* _What is expected_: Copy exactly the lines from the start of the material through the line with "import numpy as np". Pictures stay out of the copy.

_____

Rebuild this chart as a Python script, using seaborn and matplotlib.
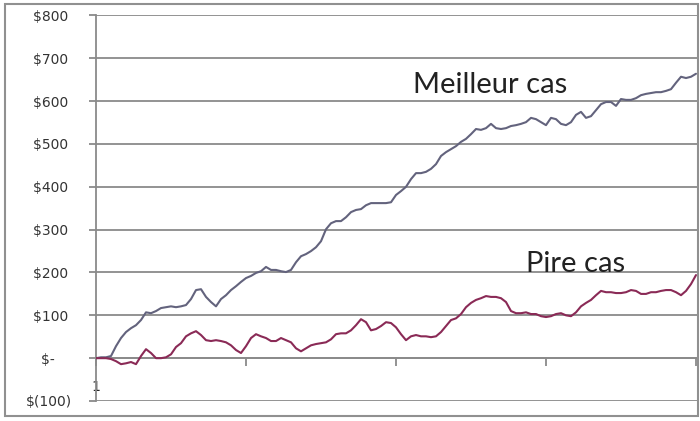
import matplotlib
matplotlib.use("Agg")
import matplotlib.pyplot as plt
import matplotlib.patches as mpatches
import seaborn as sns
import pandas as pd
import numpy as np

# ---- data ----
best_case = [0, 2, 2, 5, 28, 47, 61, 70, 77, 89,
             107, 105, 110, 117, 119, 121, 119, 121, 124, 138,
             159, 161, 143, 131, 121, 138, 147, 159, 168, 178,
             187, 192, 199, 203, 213, 206, 206, 203, 201, 206,
             224, 238, 243, 250, 259, 273, 301, 315, 320, 320,
             329, 341, 346, 348, 357, 362, 362, 362, 362, 364,
             381, 390, 400, 418, 432, 432, 435, 442, 453, 472,
             481, 488, 495, 505, 512, 523, 535, 533, 537, 547,
             537, 535, 537, 542, 544, 547, 551, 561, 558, 551,
             544, 561, 558, 547, 544, 551, 568, 575, 561, 565,
             579, 593, 598, 598, 589, 605, 603, 603, 607, 614,
             617, 619, 621, 621, 624, 628, 643, 657, 654, 657,
             664]
worst_case = [0, 0, 0, -2, -7, -14, -12, -9, -14, 5,
              21, 12, 0, 0, 2, 9, 26, 35, 51, 58,
              63, 54, 42, 40, 42, 40, 37, 30, 19, 12,
              28, 47, 56, 51, 47, 40, 40, 47, 42, 37,
              23, 16, 23, 30, 33, 35, 37, 44, 56, 58,
              58, 65, 77, 91, 84, 65, 68, 75, 84, 82,
              72, 56, 42, 51, 54, 51, 51, 49, 51, 61,
              75, 89, 93, 103, 119, 129, 136, 140, 145, 143,
              143, 140, 131, 110, 105, 105, 107, 103, 103, 98,
              96, 98, 103, 105, 100, 98, 107, 121, 129, 136,
              147, 157, 154, 154, 152, 152, 154, 159, 157, 150,
              150, 154, 154, 157, 159, 159, 154, 147, 157, 173,
              194]
periods = list(range(1, len(best_case) + 1))
y_ticks = [-100, 0, 100, 200, 300, 400, 500, 600, 700, 800]
y_tick_labels = ["$(100)", "$-    ", "$100 ", "$200 ", "$300 ", "$400 ",
                 "$500 ", "$600 ", "$700 ", "$800 "]
x_ticks = [1, 31, 61, 91, 121]
x_tick_labels = ["1", "", "", "", ""]
series_names = ["Meilleur cas", "Pire cas"]
label_pos = [(64.4, 619), (87.1, 202)]

df = pd.DataFrame({
    "period": periods * 2,
    "value": best_case + worst_case,
    "series": [series_names[0]] * len(best_case) + [series_names[1]] * len(worst_case),
})

sns.set_style("white")
plt.rcParams["font.family"] = ["DejaVu Sans"]

fig = plt.figure(figsize=(7.0, 4.21), dpi=100)
ax = fig.add_axes([96 / 700, 1 - 401 / 421, (697 - 96) / 700, (401 - 15.5) / 421])

grid_c = "#8a8a8a"
palette = {series_names[0]: "#63637d", series_names[1]: "#8a2a56"}

for yv in y_ticks:
    ax.axhline(yv, color=grid_c, lw=1.3, zorder=0)

sns.lineplot(data=df, x="period", y="value", hue="series", palette=palette,
             linewidth=1.5, legend=False, ax=ax, zorder=3)

ax.set_xlim(1, 121.2)
ax.set_ylim(-100, 800)
ax.set_yticks(y_ticks)
ax.set_yticklabels(y_tick_labels, fontsize=10, color="#333333")
ax.set_xticks(x_ticks)
ax.set_xticklabels(x_tick_labels, fontsize=10, color="#333333")
ax.set_xlabel("")
ax.set_ylabel("")

for s in ["top", "right"]:
    ax.spines[s].set_visible(False)
ax.spines["left"].set_color(grid_c)
ax.spines["left"].set_linewidth(1.3)
ax.spines["bottom"].set_position(("data", 0))
ax.spines["bottom"].set_color(grid_c)
ax.spines["bottom"].set_linewidth(1.3)
ax.tick_params(axis="y", which="both", left=True, length=5, width=1.3,
               color=grid_c, pad=12, direction="out")
ax.tick_params(axis="x", which="both", bottom=True, length=6, width=1.3,
               color=grid_c, pad=10, direction="out")

for name, (lx, ly) in zip(series_names, label_pos):
    ax.text(lx, ly, name, fontsize=21, family=["Lato", "DejaVu Sans"],
            color="#222222", ha="left", va="baseline", zorder=5)

border = mpatches.Rectangle((5 / 700, 1 - 416 / 421), (698 - 5) / 700, (416 - 4) / 421,
                            transform=fig.transFigure, fill=False,
                            edgecolor="#909090", linewidth=1.5)
fig.patches.append(border)

fig.savefig("out.png", dpi=100)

_____

* _Output for this exercise_:
Rebuild this chart as a Python script, using seaborn and matplotlib.
import matplotlib
matplotlib.use("Agg")
import matplotlib.pyplot as plt
import matplotlib.patches as mpatches
import seaborn as sns
import pandas as pd
import numpy as np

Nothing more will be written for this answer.